The Cone elevation shaper tool. This is with the Black Background option selected. Click to enlarge.

A Cone uses greyscale to achieve a similar effect to Hill. It's pretty obviously greyscale because you see a Greyscale Ellipse on the map when you choose this tool.

You drag it around to wherever you want the Cone added. Change Height and Width using the sliders. Alter Blur until you like what you see.

When you right click the greyscale hill, you'll see a patch of faded white added to the map. This can be difficult to see but you can check Black Background to make it more obvious.

You can drag, right click and repeat as many times as you like.

When you click Apply this is committed and you'll see the hypsometric colouring responds.

Gradient

Gradient

The Gradient tool applies gradient elevation in the direction of the arrow. The arrow can be rotated by using the mouse scroll wheel when over the drawing canvas. Click to enlarge.

This applies a Gradient across the map in the direction the arrow is pointing.

The greyscale effect you see on the map is interpreted to give the values.

The "Set" is the maximum value added with the gradient running from that to zero. The white parts will get the full value and black zero.

To rotate the gradient: Position the cursor anywhere on the map and scroll the mouse wheel up or down and you will see the arrow and gradient rotate.

Brow

Brow

The Brow elevation shaper tool. Note the direction of the Brow can be rotated by using the mouse scroll wheel. Click to enlarge.
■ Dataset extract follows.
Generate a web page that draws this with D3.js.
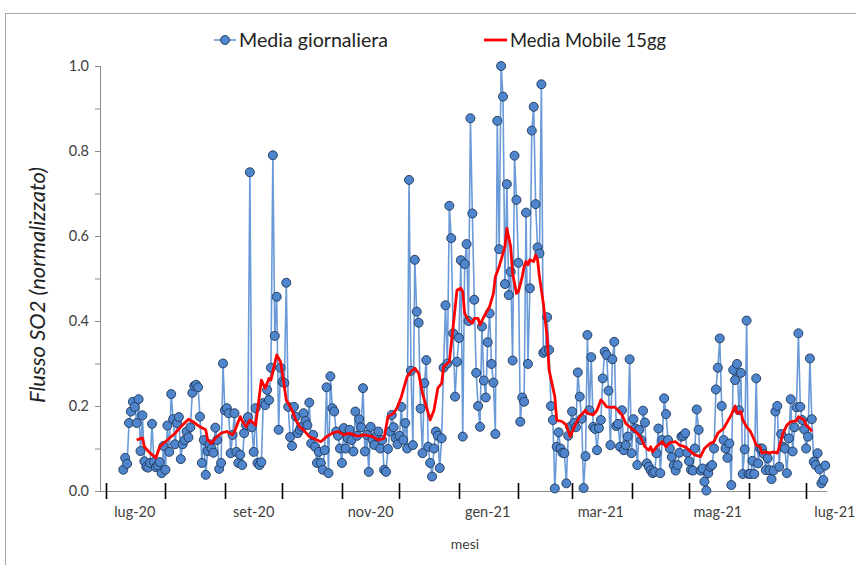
<!DOCTYPE html>
<html>
<head>
<meta charset="utf-8">
<script src="https://cdn.jsdelivr.net/npm/d3@7"></script>
<style>
  html, body { margin: 0; padding: 0; background: #fff; }
  svg { display: block; font-family: Lato, "Open Sans", sans-serif; }
</style>
</head>
<body>
<svg id="chart" width="856" height="565"></svg>
<script>
// Daily normalised SO2 flux, one value per day starting 10 Jul 2020
const dailyStart = "2020-07-10";
const dailyJul20 = [.05,.078,.064,.16,.187,.21,.198,.16,.216,.094,.178,.07,.057,.055,.066,.158,.068,.056,.06,.068,.042,.106];
const dailyAug20 = [.05,.154,.092,.228,.169,.11,.16,.174,.075,.11,.12,.14,.126,.15,.231,.247,.25,.244,.175,.066,.12,.038,.094,.11,.1,.09,.149,.12,.052,.066,.30];
const dailySep20 = [.19,.195,.183,.089,.132,.183,.092,.066,.085,.061,.136,.155,.174,.75,.15,.092,.195,.066,.061,.068,.207,.202,.238,.214,.29,.79,.365,.457,.144,.29];
const dailyOct20 = [.257,.254,.49,.198,.127,.106,.198,.175,.136,.144,.151,.183,.165,.155,.208,.112,.132,.104,.066,.092,.066,.05,.096,.244,.042,.27,.195,.187,.14,.13,.10];
const dailyNov20 = [.066,.148,.10,.124,.144,.12,.093,.187,.13,.169,.15,.242,.093,.132,.045,.151,.12,.108,.13,.14,.10,.12,.05,.045,.099,.14,.179,.15,.124,.11];
const dailyDec20 = [.13,.198,.12,.16,.10,.732,.283,.108,.544,.422,.396,.194,.089,.254,.308,.104,.066,.034,.10,.14,.13,.054,.124,.29,.437,.30,.671,.595,.371,.222,.304];
const dailyJan21 = [.36,.543,.128,.534,.581,.40,.877,.653,.45,.278,.20,.151,.387,.26,.22,.35,.418,.299,.255,.134,.871,.569,1.0,.928,.487,.722,.461,.516,.307,.789,.685];
const dailyFeb21 = [.537,.163,.22,.21,.655,.299,.477,.848,.904,.675,.573,.559,.957,.325,.33,.409,.332,.20,.167,.006,.104,.138,.10,.09,.089,.018,.13,.151];
const dailyMar21 = [.187,.16,.15,.279,.222,.17,.007,.082,.367,.19,.315,.151,.146,.096,.148,.167,.265,.328,.32,.236,.108,.31,.351,.153,.158,.104,.19,.096,.108,.128,.31];
const dailyApr21 = [.089,.169,.147,.061,.144,.12,.189,.161,.065,.057,.049,.042,.045,.089,.147,.042,.12,.218,.181,.12,.10,.08,.06,.048,.061,.09,.128,.13,.136,.09];
const dailyMay21 = [.07,.05,.048,.10,.192,.144,.048,.053,.022,.001,.042,.057,.061,.10,.239,.29,.359,.2,.12,.10,.078,.112,.014,.285,.261,.299,.19,.278,.04,.098,.401];
const dailyJun21 = [.04,.04,.071,.04,.265,.065,.10,.10,.087,.049,.077,.049,.028,.048,.187,.2,.057,.134,.104,.10,.042,.124,.216,.093,.15,.197,.371,.198,.167,.145];
const dailyJul21 = [.10,.128,.312,.169,.069,.061,.089,.051,.018,.026,.06];

// 15-day moving average: days counted from 1 Jul 2020, and its values
const maDay = [16,19,20,23,26,28,32,36,39,43,46,49,52,53,55,57,60,63,66,67,70,71,73,75,78,81,83,85,86,89,91,92,94,97,99,101,103,106,110,112,115,118,121,124,127,131,135,139,142,145,147,150,152,154,157,159,161,163,165,168,169,171,173,175,176,179,181,183,185,186,187,189,191,192,194,195,197,198,200,202,203,205,206,208,209,211,212,214,215,217,218,219,220,221,223,224,225,226,228,230,231,234,235,238,240,242,245,247,250,251,254,256,258,259,261,264,265,267,269,271,273,275,277,279,281,283,284,285,287,290,292,294,297,299,302,305,307,310,312,313,315,317,319,322,324,326,328,329,331,332,334,336,338,339,341,342,344,346,348,350,351,353,355,357,360,361,364,365,367,368];
const maValue = [.12,.125,.104,.089,.078,.104,.12,.136,.151,.169,.161,.151,.144,.12,.112,.124,.136,.14,.132,.14,.175,.165,.151,.167,.155,.261,.242,.265,.261,.32,.304,.277,.214,.19,.167,.151,.144,.128,.12,.116,.128,.136,.14,.132,.136,.129,.132,.128,.12,.124,.175,.183,.198,.222,.269,.281,.289,.277,.23,.183,.167,.19,.242,.253,.292,.304,.387,.473,.477,.469,.418,.402,.395,.406,.406,.391,.41,.418,.434,.465,.504,.528,.544,.575,.618,.575,.512,.465,.469,.504,.528,.54,.532,.544,.54,.555,.544,.504,.442,.363,.285,.222,.167,.163,.155,.128,.159,.175,.19,.183,.179,.19,.214,.21,.198,.197,.198,.19,.179,.159,.151,.144,.136,.124,.104,.096,.104,.092,.104,.116,.104,.114,.116,.108,.104,.092,.085,.081,.10,.104,.112,.116,.136,.147,.163,.179,.2,.183,.187,.167,.151,.14,.12,.108,.104,.089,.092,.089,.092,.089,.104,.136,.155,.163,.165,.175,.167,.155,.147,.14];

// Axis labels
const monthTickLabels = ["lug-20","set-20","nov-20","gen-21","mar-21","mag-21","lug-21"];
const yTickValues = [0, 0.2, 0.4, 0.6, 0.8, 1.0];
const seriesNames = ["Media giornaliera", "Media Mobile 15gg"];

const parse = d3.utcParse("%Y-%m-%d");
const origin = parse("2020-07-01");
const start = parse(dailyStart);
const dailyValues = [].concat(dailyJul20, dailyAug20, dailySep20, dailyOct20, dailyNov20, dailyDec20,
  dailyJan21, dailyFeb21, dailyMar21, dailyApr21, dailyMay21, dailyJun21, dailyJul21);
const daily = dailyValues.map((v, i) => ({ date: d3.utcDay.offset(start, i), value: v }));
const ma = maDay.map((d, i) => ({ date: d3.utcDay.offset(origin, d), value: maValue[i] }));

const svg = d3.select("#chart");

// outer frame
svg.append("rect").attr("x", 5.5).attr("y", 13.5).attr("width", 900).attr("height", 600)
  .attr("fill", "none").attr("stroke", "#a6a6a6").attr("stroke-width", 1);

const x = d3.scaleUtc()
  .domain([origin, parse("2021-07-12")])
  .range([106, 106 + 376 * 1.918]);
const y = d3.scaleLinear().domain([0, 1]).range([491, 66]);

// y axis
const yAxis = svg.append("g").attr("transform", "translate(100,0)")
  .call(d3.axisLeft(y).tickValues(d3.range(0, 1.0001, 0.1)).tickSize(5)
    .tickFormat(d => yTickValues.some(t => Math.abs(t - d) < 1e-6) ? d3.format(".1f")(d) : ""));
yAxis.select(".domain").attr("stroke", "#8c8c8c").attr("d", "M0.5,66V491.5");
yAxis.selectAll(".tick line").attr("stroke", "#8c8c8c");
yAxis.selectAll(".tick text").attr("font-size", 14.5).attr("fill", "#404040")
  .attr("font-family", "Lato, sans-serif").attr("x", -11);

// x axis: month-start ticks crossing the baseline, labels mid-month every two months
const monthStarts = d3.utcMonth.range(origin, parse("2021-07-02"));
const xAxisG = svg.append("g");
xAxisG.append("line").attr("x1", 100).attr("x2", x.range()[1]).attr("y1", 491.5).attr("y2", 491.5)
  .attr("stroke", "#8c8c8c").attr("stroke-width", 1);
xAxisG.selectAll("line.tick").data(monthStarts).join("line").attr("class", "tick")
  .attr("x1", d => Math.round(x(d)) + 0.5).attr("x2", d => Math.round(x(d)) + 0.5)
  .attr("y1", 483).attr("y2", 499).attr("stroke", "#000").attr("stroke-width", 1.6);
const labelDates = monthTickLabels.map((t, i) => d3.utcDay.offset(d3.utcMonth.offset(origin, i * 2), 15));
xAxisG.selectAll("text").data(monthTickLabels).join("text")
  .attr("x", (d, i) => x(labelDates[i])).attr("y", 517)
  .attr("text-anchor", "middle").attr("font-size", 14.5).attr("fill", "#404040").text(d => d);

// axis titles
svg.append("text").attr("transform", "translate(45,285) rotate(-90)")
  .attr("text-anchor", "middle").attr("font-size", 22).attr("font-style", "italic")
  .attr("fill", "#222").text("Flusso SO2 (normalizzato)");
svg.append("text").attr("x", 465).attr("y", 549).attr("text-anchor", "middle")
  .attr("font-size", 14).attr("fill", "#404040").text("mesi");

// daily series
const lineGen = d3.line().x(d => x(d.date)).y(d => y(d.value));
svg.append("path").datum(daily).attr("d", lineGen)
  .attr("fill", "none").attr("stroke", "#6a9ad8").attr("stroke-width", 1.6);
svg.append("g").selectAll("circle").data(daily).join("circle")
  .attr("cx", d => x(d.date)).attr("cy", d => y(d.value)).attr("r", 4.5)
  .attr("fill", "#4f85cc").attr("stroke", "#1d3557").attr("stroke-width", 0.9);

// moving average
svg.append("path").datum(ma).attr("d", lineGen)
  .attr("fill", "none").attr("stroke", "#ff0000").attr("stroke-width", 2.8)
  .attr("stroke-linejoin", "round");

// legend
const legend = svg.append("g");
legend.append("line").attr("x1", 214).attr("x2", 236).attr("y1", 40).attr("y2", 40)
  .attr("stroke", "#6a9ad8").attr("stroke-width", 1.6);
legend.append("circle").attr("cx", 225).attr("cy", 40).attr("r", 4.5)
  .attr("fill", "#4f85cc").attr("stroke", "#1d3557").attr("stroke-width", 0.9);
legend.append("text").attr("x", 239).attr("y", 47).attr("font-size", 19).attr("fill", "#222")
  .attr("textLength", 149).attr("lengthAdjust", "spacingAndGlyphs").text(seriesNames[0]);
legend.append("line").attr("x1", 484).attr("x2", 507).attr("y1", 40).attr("y2", 40)
  .attr("stroke", "#ff0000").attr("stroke-width", 2.8);
legend.append("text").attr("x", 510).attr("y", 47).attr("font-size", 19).attr("fill", "#222")
  .attr("textLength", 156).attr("lengthAdjust", "spacingAndGlyphs").text(seriesNames[1]);
</script>
</body>
</html>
This is intended to allow you to create a really big valley or hill across the map.

The Set value is the maximum applied to the white part of the map.

You can rotate the picture on the map using the mousewheel and drag the effect around.

When you drag and rotate, be careful to ensure white /grey/black fills the entire map.

Custom

Custom

A greyscale file created in a paint program. Click to enlarge.

Custom allows you to apply a picture you have drawn externally in a similar way to Cone. The picture is internally converted to greyscale so you could potentially use a coloured picture which has suitable tonal values. A grey scale picture is advisable though.

Custom applied

The results from the above greyscale file imported using the Custom Elevation Shaper tool. Click to enlarge.

Obviously, you will need a greyscale picture you obtain from somewhere or create to use.

Some example usages:

Adding many low rises as "texture" to a map.

The Menu

The Menu appears at the top of the window. It contains numerous menu items that are logically grouped as follows:

The File Menu

These menu items deal with file options like loading and saving files.

Load Background

Select this menu item to choose a background image. These images can be scans of historical battle maps or textured paper that will make your map appear to be old.

Important note: Depending on the opacity settings (see The Layers Menu, below) the background image may not be immediately visible. This could be because the Elevation Layer is a higher layer and is set for 0% opacity, not allowing the background image to be seen at all.

Open Map

Open Map

The Open Map dialog box. Note: you can also delete unwanted map files from here as well. Click to enlarge.

This will open a file selector box to select from a list of previously saved maps. Also displayed is the description of the map.

Save Map

This will open a file selector box for you to enter the name of the map file to be saved. If you have previously saved the map, that name will appear here, e.g. Save Little Bighorn.

Save As

This will open a file selector box that will allow you to save the map that you are working on with a new name.

Exit

Select this to exit the Map Editor program and return to the Desktop.

The Preferences Menu

Styling

Styling

The styling menu allows you to select what style of typeface will be displayed. There are three styles of typography.

A number of different fonts are used throughout the suite for each of these styles. When you change your preference you change it for all apps in the suite.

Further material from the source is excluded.